I picked up a turkey sandwich and chips from a Quizno’s around the corner from the museum (loved Nina Katchadourian’s Accent Elimination) and brought it back to the plaza to eat in the hot sun with my newspaper. K. called to let me know she’d made it to my apartment and was looking at my cats while I ate lunch thousands of miles away in San Diego. After my sandwich, I longed for an ice cream to eat absentmindedly while staring off into the middle distance and waiting for my train, but the absence of lockers at the station meant I had to haul my suitcase along and I’m a little tired of that, so I opted instead for the chillin’ power of a frappucino at the Starbucks just across the street. Can you believe this is my very first frappucino ever in my whole entire life? I can see what all the fuss is about!
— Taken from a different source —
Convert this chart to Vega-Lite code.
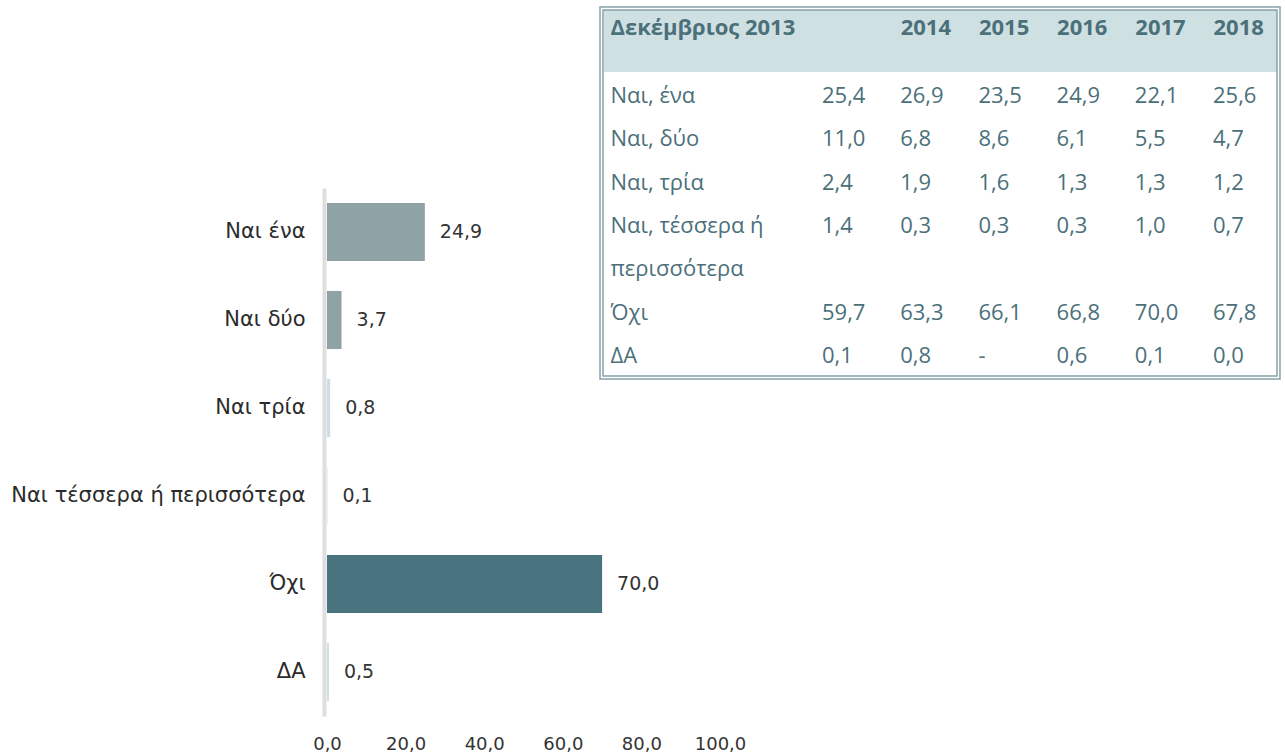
{
  "$schema": "https://vega.github.io/schema/vega-lite/v6.json",
  "autosize": {"type": "none"},
  "width": 1285,
  "height": 756,
  "padding": 0,
  "background": "#ffffff",
  "config": {
    "view": {"stroke": null},
    "locale": {"number": {"decimal": ",", "thousands": ".", "grouping": [3], "currency": ["", " €"]}}
  },
  "datasets": {
    "bars": [
      {"cat": "Ναι ένα", "v": 24.9},
      {"cat": "Ναι δύο", "v": 3.7},
      {"cat": "Ναι τρία", "v": 0.8},
      {"cat": "Ναι τέσσερα ή περισσότερα", "v": 0.1},
      {"cat": "Όχι", "v": 70.0},
      {"cat": "ΔΑ", "v": 0.5}
    ],
    "table": [
      {"row": "Ναι, ένα", "year": "2013", "v": 25.4},
      {"row": "Ναι, ένα", "year": "2014", "v": 26.9},
      {"row": "Ναι, ένα", "year": "2015", "v": 23.5},
      {"row": "Ναι, ένα", "year": "2016", "v": 24.9},
      {"row": "Ναι, ένα", "year": "2017", "v": 22.1},
      {"row": "Ναι, ένα", "year": "2018", "v": 25.6},
      {"row": "Ναι, δύο", "year": "2013", "v": 11.0},
      {"row": "Ναι, δύο", "year": "2014", "v": 6.8},
      {"row": "Ναι, δύο", "year": "2015", "v": 8.6},
      {"row": "Ναι, δύο", "year": "2016", "v": 6.1},
      {"row": "Ναι, δύο", "year": "2017", "v": 5.5},
      {"row": "Ναι, δύο", "year": "2018", "v": 4.7},
      {"row": "Ναι, τρία", "year": "2013", "v": 2.4},
      {"row": "Ναι, τρία", "year": "2014", "v": 1.9},
      {"row": "Ναι, τρία", "year": "2015", "v": 1.6},
      {"row": "Ναι, τρία", "year": "2016", "v": 1.3},
      {"row": "Ναι, τρία", "year": "2017", "v": 1.3},
      {"row": "Ναι, τρία", "year": "2018", "v": 1.2},
      {"row": "Ναι, τέσσερα ή περισσότερα", "year": "2013", "v": 1.4},
      {"row": "Ναι, τέσσερα ή περισσότερα", "year": "2014", "v": 0.3},
      {"row": "Ναι, τέσσερα ή περισσότερα", "year": "2015", "v": 0.3},
      {"row": "Ναι, τέσσερα ή περισσότερα", "year": "2016", "v": 0.3},
      {"row": "Ναι, τέσσερα ή περισσότερα", "year": "2017", "v": 1.0},
      {"row": "Ναι, τέσσερα ή περισσότερα", "year": "2018", "v": 0.7},
      {"row": "Όχι", "year": "2013", "v": 59.7},
      {"row": "Όχι", "year": "2014", "v": 63.3},
      {"row": "Όχι", "year": "2015", "v": 66.1},
      {"row": "Όχι", "year": "2016", "v": 66.8},
      {"row": "Όχι", "year": "2017", "v": 70.0},
      {"row": "Όχι", "year": "2018", "v": 67.8},
      {"row": "ΔΑ", "year": "2013", "v": 0.1},
      {"row": "ΔΑ", "year": "2014", "v": 0.8},
      {"row": "ΔΑ", "year": "2015", "v": null},
      {"row": "ΔΑ", "year": "2016", "v": 0.6},
      {"row": "ΔΑ", "year": "2017", "v": 0.1},
      {"row": "ΔΑ", "year": "2018", "v": 0.0}
    ],
    "frame": [{"part": "table frame"}]
  },
  "layer": [
    {
      "data": {"name": "bars"},
      "layer": [
        {
          "mark": {"type": "bar"},
          "encoding": {
            "y": {
              "field": "cat", "type": "nominal",
              "scale": {"type": "band", "domain": ["Ναι ένα", "Ναι δύο", "Ναι τρία", "Ναι τέσσερα ή περισσότερα", "Όχι", "ΔΑ"], "range": [188, 716], "paddingInner": 0.34, "paddingOuter": 0.17},
              "axis": {"orient": "left", "offset": -324, "title": null, "grid": false, "domain": true, "domainColor": "#dedede", "domainWidth": 4, "ticks": false, "tickSize": 0, "labelPadding": 19, "labelFont": "DejaVu Sans", "labelFontSize": 21, "labelColor": "#2b2b2b", "labelLimit": 500}
            },
            "x": {
              "field": "v", "type": "quantitative",
              "scale": {"domain": [0, 100], "range": [327, 720], "nice": false, "zero": true},
              "axis": {"orient": "bottom", "offset": -36, "values": [0, 20, 40, 60, 80, 100], "format": ".1f", "title": null, "grid": false, "domain": false, "ticks": false, "tickSize": 0, "labelPadding": 15, "labelFlush": false, "labelOverlap": false, "labelFont": "DejaVu Sans", "labelFontSize": 18, "labelColor": "#333333"}
            },
            "color": {
              "field": "cat", "type": "nominal",
              "scale": {"domain": ["Ναι ένα", "Ναι δύο", "Ναι τρία", "Ναι τέσσερα ή περισσότερα", "Όχι", "ΔΑ"], "range": ["#8fa3a7", "#8fa3a7", "#cddfe4", "#cddfe4", "#4a7380", "#cddfe4"]},
              "legend": null
            }
          }
        },
        {
          "mark": {"type": "text", "align": "left", "baseline": "middle", "dx": 15, "font": "DejaVu Sans", "fontSize": 19, "color": "#333333"},
          "encoding": {
            "y": {"field": "cat", "type": "nominal"},
            "x": {"field": "v", "type": "quantitative"},
            "text": {"field": "v", "type": "quantitative", "format": ".1f"}
          }
        }
      ]
    },
    {
      "data": {"name": "frame"},
      "layer": [
        {
          "mark": {"type": "rect", "fill": "#cfe0e3", "xOffset": 4, "x2Offset": -3, "yOffset": 3},
          "encoding": {
            "x": {"datum": 0, "type": "quantitative", "scale": {"domain": [0, 1], "range": [600, 1280], "nice": false, "zero": false}, "axis": null},
            "x2": {"datum": 1},
            "y": {"datum": 0, "type": "quantitative", "scale": {"domain": [0, 1], "range": [7, 379], "nice": false, "zero": false}, "axis": null},
            "y2": {"datum": 0.175}
          }
        },
        {
          "mark": {"type": "rect", "filled": false, "stroke": "#86a1a8", "strokeWidth": 1.5},
          "encoding": {
            "x": {"datum": 0, "type": "quantitative"},
            "x2": {"datum": 1},
            "y": {"datum": 0, "type": "quantitative"},
            "y2": {"datum": 1}
          }
        },
        {
          "mark": {"type": "rect", "filled": false, "stroke": "#86a1a8", "strokeWidth": 1.5, "xOffset": 3, "x2Offset": -3, "yOffset": 3, "y2Offset": -3},
          "encoding": {
            "x": {"datum": 0, "type": "quantitative"},
            "x2": {"datum": 1},
            "y": {"datum": 0, "type": "quantitative"},
            "y2": {"datum": 1}
          }
        }
      ]
    },
    {
      "data": {"name": "table"},
      "layer": [
        {
          "mark": {"type": "text", "align": "left", "baseline": "middle", "font": "Open Sans", "fontSize": 22, "color": "#4b707a"},
          "encoding": {
            "x": {
              "field": "year", "type": "ordinal",
              "scale": {"type": "point", "domain": ["2013", "2014", "2015", "2016", "2017", "2018"], "range": [822, 1213], "padding": 0},
              "axis": {"orient": "top", "offset": -27, "zindex": 2, "values": ["2014", "2015", "2016", "2017", "2018"], "title": null, "grid": false, "domain": false, "ticks": false, "tickSize": 0, "labelPadding": 0, "labelAngle": 0, "labelAlign": "left", "labelBaseline": "middle", "labelOverlap": false, "labelFont": "Open Sans", "labelFontSize": 22, "labelFontWeight": "bold", "labelColor": "#4b707a"}
            },
            "y": {
              "field": "row", "type": "nominal",
              "scale": {"type": "band", "domain": ["Ναι, ένα", "Ναι, δύο", "Ναι, τρία", "Ναι, τέσσερα ή περισσότερα", "περισσότερα", "Όχι", "ΔΑ"], "range": [74, 378], "paddingInner": 0, "paddingOuter": 0},
              "axis": {"orient": "left", "offset": -610, "zindex": 2, "grid": false, "domain": false, "ticks": false, "tickSize": 0, "labelPadding": 0, "labelAlign": "left", "labelBaseline": "middle", "labelOverlap": false, "labelLimit": 500, "labelFont": "Open Sans", "labelFontSize": 22, "labelColor": "#4b707a", "labelExpr": "datum.value == 'Ναι, τέσσερα ή περισσότερα' ? 'Ναι, τέσσερα ή' : datum.value", "title": "Δεκέμβριος 2013", "titleAngle": 0, "titleAlign": "left", "titleBaseline": "middle", "titleX": 0, "titleY": 27, "titleLimit": 500, "titleFont": "Open Sans", "titleFontSize": 22, "titleFontWeight": "bold", "titleColor": "#4b707a"}
            },
            "text": {"condition": {"test": "datum.v === null", "value": "-"}, "field": "v", "type": "quantitative", "format": ".1f"}
          }
        }
      ]
    }
  ],
  "resolve": {
    "scale": {"x": "independent", "y": "independent", "color": "independent"},
    "axis": {"x": "independent", "y": "independent"}
  }
}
I was sitting on the steps opposite the kebab line pouring my voluminous heart out to K. on the phone when G. walked by with no plans for lunch, so we walked down to Tiffy’s, a diner I’ve been eyeing since Friday. I’ve hit all kinds of walls today, including the hotel-food and cheap-meats walls, so I ordered the veggie melt and subbed in an iceberg lettuce salad for the french fries. G. had the veggie burger with cheese. The cheese was not a slice but a melted handful of shreds–nothing is as advertised in sunny Anaheim! I don’t know quite how to convey my exhausted pleasure at having a relatively normal meal with a person I recognize about work, the future, class anxiety, writing, how hard it is to balance the compromises demanded by living in the world, et al, except to say that sometimes I think I am given precisely what I require.

So there’s this auto touch screen like you see at the ATM machine, right, and you just choose what you want, including drinks, and the surly nightclub staff-cum-flight attendants bring it right to your seat! Whenever you want it! I chose the Greek Veggie baguette and accompaniments around “noon” when we were roughly over Oklahoma, trying to preserve some semblance of lunch routine. (Which means I pretty much had a turkey sandwich plus chips for breakfast, but who’s counting?) I ate it in about six seconds while watching a re-run of America’s Best Dance Crew on the same touch screen, which also turns into a radio station and an in-flight chat room. ABDC was amazing–I had many feelings watching what those bodies could do. I can’t believe Shane Sparks is a judge, though. I hate his stuff on SYTYCD.

I sat out front the Pub under the clear, hot sun holding down a table and four chairs all on my own–a dicey proposition in the face of hovering groups of summer writers. Still, I braved the eating-alone stigma and ate my tofurkey sandwich and chips and talked on the phone to K. while she ordered breakfast at a drive-up window in her car in New Orleans. Finally, T. showed up–he’s doing AV for the program, and is therefore entitled to access the lunch buffet (lucky duck). He’s also a poet, so I shouldn’t have been surprised to hear such beautiful language come spilling out of his mouth: Can I get you anything? Do you want some jello or something? And he returned with a plateful of the stuff, and we regarded it, and we ate a lot of it. It was red and shiny and appropriately jiggly, with that creepy smooth mouthfeel that jello has. I insisted it was raspberry while T. and others who had joined us by now seemed to think it was just red. But really, if you sat with it in your mouth and paid very close attention, the raspberry was unmistakable. I feel a little bit sick.